(Task objective) Retype the listing that follows, word for word.
-- Start Given information --
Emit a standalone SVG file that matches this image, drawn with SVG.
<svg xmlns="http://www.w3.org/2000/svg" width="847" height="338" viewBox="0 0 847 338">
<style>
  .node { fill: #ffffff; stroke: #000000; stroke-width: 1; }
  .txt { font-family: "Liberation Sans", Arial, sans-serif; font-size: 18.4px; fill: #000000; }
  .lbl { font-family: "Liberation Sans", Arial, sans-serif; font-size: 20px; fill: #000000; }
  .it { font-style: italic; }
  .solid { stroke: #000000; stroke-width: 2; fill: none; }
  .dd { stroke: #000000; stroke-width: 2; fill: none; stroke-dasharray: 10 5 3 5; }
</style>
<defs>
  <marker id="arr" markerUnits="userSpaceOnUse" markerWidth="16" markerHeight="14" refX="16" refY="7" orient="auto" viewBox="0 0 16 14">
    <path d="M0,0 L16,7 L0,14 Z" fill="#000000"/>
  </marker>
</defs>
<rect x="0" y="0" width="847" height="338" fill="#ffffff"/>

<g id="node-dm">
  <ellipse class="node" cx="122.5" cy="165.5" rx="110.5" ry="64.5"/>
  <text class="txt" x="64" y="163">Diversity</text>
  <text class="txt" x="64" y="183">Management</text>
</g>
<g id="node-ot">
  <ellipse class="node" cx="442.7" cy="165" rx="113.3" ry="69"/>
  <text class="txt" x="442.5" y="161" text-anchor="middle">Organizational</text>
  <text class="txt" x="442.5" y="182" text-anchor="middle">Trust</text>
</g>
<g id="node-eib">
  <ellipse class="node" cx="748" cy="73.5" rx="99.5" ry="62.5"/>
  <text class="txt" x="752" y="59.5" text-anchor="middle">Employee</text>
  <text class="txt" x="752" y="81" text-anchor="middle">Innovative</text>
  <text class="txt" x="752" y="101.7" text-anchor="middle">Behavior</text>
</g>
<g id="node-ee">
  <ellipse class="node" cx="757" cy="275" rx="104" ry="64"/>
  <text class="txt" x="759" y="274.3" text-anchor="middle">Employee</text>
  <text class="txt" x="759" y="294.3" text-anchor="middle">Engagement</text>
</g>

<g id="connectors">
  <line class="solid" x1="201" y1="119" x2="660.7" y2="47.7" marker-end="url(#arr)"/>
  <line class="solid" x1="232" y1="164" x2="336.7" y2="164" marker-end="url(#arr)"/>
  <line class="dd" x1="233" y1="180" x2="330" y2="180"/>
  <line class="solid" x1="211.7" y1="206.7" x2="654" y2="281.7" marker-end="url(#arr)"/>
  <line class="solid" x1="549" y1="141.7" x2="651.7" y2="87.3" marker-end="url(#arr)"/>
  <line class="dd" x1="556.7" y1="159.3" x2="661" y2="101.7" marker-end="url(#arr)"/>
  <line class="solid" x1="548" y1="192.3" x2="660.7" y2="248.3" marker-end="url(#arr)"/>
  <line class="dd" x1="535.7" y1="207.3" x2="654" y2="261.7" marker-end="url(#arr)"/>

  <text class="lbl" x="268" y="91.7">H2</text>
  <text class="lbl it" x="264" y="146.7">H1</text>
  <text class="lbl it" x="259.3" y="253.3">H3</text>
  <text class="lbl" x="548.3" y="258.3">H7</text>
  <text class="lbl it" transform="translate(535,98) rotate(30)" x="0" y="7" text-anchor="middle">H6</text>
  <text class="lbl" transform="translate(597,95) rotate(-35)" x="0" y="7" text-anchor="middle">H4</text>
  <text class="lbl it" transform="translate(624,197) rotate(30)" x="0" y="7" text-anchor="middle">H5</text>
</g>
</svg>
-- End Given information --
(Answer to this task)
Emit a standalone SVG file that matches this image, drawn with SVG.
<svg xmlns="http://www.w3.org/2000/svg" width="847" height="338" viewBox="0 0 847 338">
<style>
  .node { fill: #ffffff; stroke: #000000; stroke-width: 1; }
  .txt { font-family: "Liberation Sans", Arial, sans-serif; font-size: 18.4px; fill: #000000; }
  .lbl { font-family: "Liberation Sans", Arial, sans-serif; font-size: 20px; fill: #000000; }
  .it { font-style: italic; }
  .solid { stroke: #000000; stroke-width: 2; fill: none; }
  .dd { stroke: #000000; stroke-width: 2; fill: none; stroke-dasharray: 10 5 3 5; }
</style>
<defs>
  <marker id="arr" markerUnits="userSpaceOnUse" markerWidth="16" markerHeight="14" refX="16" refY="7" orient="auto" viewBox="0 0 16 14">
    <path d="M0,0 L16,7 L0,14 Z" fill="#000000"/>
  </marker>
</defs>
<rect x="0" y="0" width="847" height="338" fill="#ffffff"/>

<g id="node-dm">
  <ellipse class="node" cx="122.5" cy="165.5" rx="110.5" ry="64.5"/>
  <text class="txt" x="64" y="163">Diversity</text>
  <text class="txt" x="64" y="183">Management</text>
</g>
<g id="node-ot">
  <ellipse class="node" cx="442.7" cy="165" rx="113.3" ry="69"/>
  <text class="txt" x="442.5" y="161" text-anchor="middle">Organizational</text>
  <text class="txt" x="442.5" y="182" text-anchor="middle">Trust</text>
</g>
<g id="node-eib">
  <ellipse class="node" cx="748" cy="73.5" rx="99.5" ry="62.5"/>
  <text class="txt" x="752" y="59.5" text-anchor="middle">Employee</text>
  <text class="txt" x="752" y="81" text-anchor="middle">Innovative</text>
  <text class="txt" x="752" y="101.7" text-anchor="middle">Behavior</text>
</g>
<g id="node-ee">
  <ellipse class="node" cx="757" cy="275" rx="104" ry="64"/>
  <text class="txt" x="759" y="274.3" text-anchor="middle">Employee</text>
  <text class="txt" x="759" y="294.3" text-anchor="middle">Engagement</text>
</g>

<g id="connectors">
  <line class="solid" x1="201" y1="119" x2="660.7" y2="47.7" marker-end="url(#arr)"/>
  <line class="solid" x1="232" y1="164" x2="336.7" y2="164" marker-end="url(#arr)"/>
  <line class="dd" x1="233" y1="180" x2="330" y2="180"/>
  <line class="solid" x1="211.7" y1="206.7" x2="654" y2="281.7" marker-end="url(#arr)"/>
  <line class="solid" x1="549" y1="141.7" x2="651.7" y2="87.3" marker-end="url(#arr)"/>
  <line class="dd" x1="556.7" y1="159.3" x2="661" y2="101.7" marker-end="url(#arr)"/>
  <line class="solid" x1="548" y1="192.3" x2="660.7" y2="248.3" marker-end="url(#arr)"/>
  <line class="dd" x1="535.7" y1="207.3" x2="654" y2="261.7" marker-end="url(#arr)"/>

  <text class="lbl" x="268" y="91.7">H2</text>
  <text class="lbl it" x="264" y="146.7">H1</text>
  <text class="lbl it" x="259.3" y="253.3">H3</text>
  <text class="lbl" x="548.3" y="258.3">H7</text>
  <text class="lbl it" transform="translate(535,98) rotate(30)" x="0" y="7" text-anchor="middle">H6</text>
  <text class="lbl" transform="translate(597,95) rotate(-35)" x="0" y="7" text-anchor="middle">H4</text>
  <text class="lbl it" transform="translate(624,197) rotate(30)" x="0" y="7" text-anchor="middle">H5</text>
</g>
</svg>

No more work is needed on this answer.